Bandgap Narrowing of BaTiO3-Based Ferroelectric Oxides through Cobalt Doping for Photovoltaic Applications

Following the finding of power conversion efficiency above the Shockley–Queisser limit in BaTiO3 (BTO) crystals, ferroelectric oxides have attracted scientific interest in ferroelectric photovoltaics (FPV). However, since ferroelectric oxides have a huge bandgap (>3 eV), progress in this sector is constrained. This paper proposes and demonstrates a new ferroelectric BaTi1−xCoxO3 powder (0 ≤ x ≤ 0.08), abbreviated as BTCx, that exhibited a bandgap decrease with increased Co content.
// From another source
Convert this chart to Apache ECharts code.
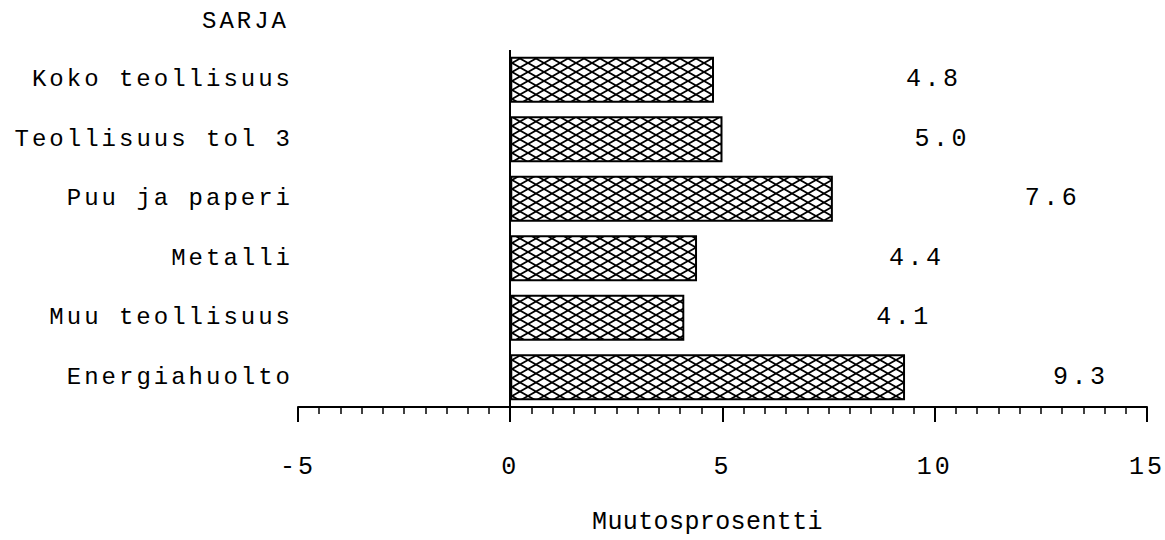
<!DOCTYPE html>
<html>
<head>
<meta charset="utf-8">
<script src="https://cdn.jsdelivr.net/npm/echarts@6/dist/echarts.min.js"></script>
<style>
html,body{margin:0;padding:0;background:#fff;}
#chart{width:1165px;height:540px;letter-spacing:3px;}
</style>
</head>
<body>
<div id="chart"></div>
<script>
const categories = ['Koko teollisuus','Teollisuus tol 3','Puu ja paperi','Metalli','Muu teollisuus','Energiahuolto'];
const values = [4.8, 5.0, 7.6, 4.4, 4.1, 9.3];
const valueLabels = ['4.8','5.0','7.6','4.4','4.1','9.3'];
const axisTitle = 'Muutosprosentti';
const seriesTitle = 'SARJA';

const FONT = '"Liberation Mono", "DejaVu Sans Mono", monospace';

function makePattern(){
  const c = document.createElement('canvas');
  c.width = 16; c.height = 9;
  const ctx = c.getContext('2d');
  ctx.fillStyle = '#fff';
  ctx.fillRect(0,0,16,9);
  ctx.strokeStyle = '#000';
  ctx.lineWidth = 1.8;
  ctx.beginPath();
  ctx.moveTo(0,0); ctx.lineTo(16,9);
  ctx.moveTo(16,0); ctx.lineTo(0,9);
  ctx.stroke();
  return c.toDataURL();
}
const pattern = {image: makePattern(), repeat: 'repeat'};

const chart = echarts.init(document.getElementById('chart'), null, {renderer: 'svg'});
const option = {
  backgroundColor: '#fff',
  animation: false,
  grid: {left: 298, right: 15, top: 50, bottom: 133, containLabel: false},
  graphic: [{
    type: 'text', left: 202, top: 9,
    style: {text: seriesTitle, font: '24px ' + FONT, fill: '#000'}
  }],
  xAxis: {
    type: 'value', min: -5, max: 15, interval: 5,
    splitLine: {show: false},
    axisLine: {show: true, onZero: false, lineStyle: {color: '#000', width: 2}},
    axisTick: {show: true, inside: false, length: 15, lineStyle: {color: '#000', width: 2}},
    minorTick: {show: true, splitNumber: 10, length: 7, lineStyle: {color: '#000', width: 1.5}},
    axisLabel: {margin: 48, color: '#000', fontFamily: FONT, fontSize: 25},
    name: axisTitle, nameLocation: 'middle', nameGap: 103,
    nameTextStyle: {color: '#000', fontFamily: FONT, fontSize: 25, padding: [0, 30, 0, 0]}
  },
  yAxis: {
    type: 'category', data: categories, inverse: true,
    axisLine: {show: false}, axisTick: {show: false},
    axisLabel: {margin: 5, color: '#000', fontFamily: FONT, fontSize: 24}
  },
  series: [{
    type: 'bar',
    barWidth: 46,
    data: values.map((v, i) => ({
      value: v,
      label: {distance: i === values.length - 1 ? 148 : 192}
    })),
    itemStyle: {color: pattern, borderColor: '#000', borderWidth: 2},
    label: {
      show: true, position: 'right', color: '#000',
      fontFamily: FONT, fontSize: 25,
      formatter: p => valueLabels[p.dataIndex]
    },
    markLine: {
      silent: true, symbol: 'none', label: {show: false},
      lineStyle: {color: '#000', width: 2, type: 'solid'},
      data: [{xAxis: 0}]
    }
  }]
};
chart.setOption(option);

function adjustSpacing(){
  const texts = document.querySelectorAll('#chart text');
  texts.forEach(t => {
    if (t.textContent === axisTitle) {
      t.style.letterSpacing = '0.4px';
    } else if (valueLabels.indexOf(t.textContent) >= 0) {
      t.style.letterSpacing = '3.5px';
    }
  });
}
chart.on('finished', adjustSpacing);
adjustSpacing();
</script>
</body>
</html>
Notably, changing the composition from x = 0.0 to 0.08 caused the system to show a bandgap drop from 3.24 to 2.42 eV. The ideal design with x = 0.08 displayed an abnormal PV response. Raman spectroscopy measurements were used to investigate the cause of the bandgap decrease, and density functional theory was used to interpret the analyzed results. According to our findings, Co2+ doping and oxygen octahedral distortions enhance bandgap reduction. This research sheds light on how bandgap tuning developed and laid the way for investigating novel low-bandgap ferroelectric materials for developing next-generation photovoltaic applications.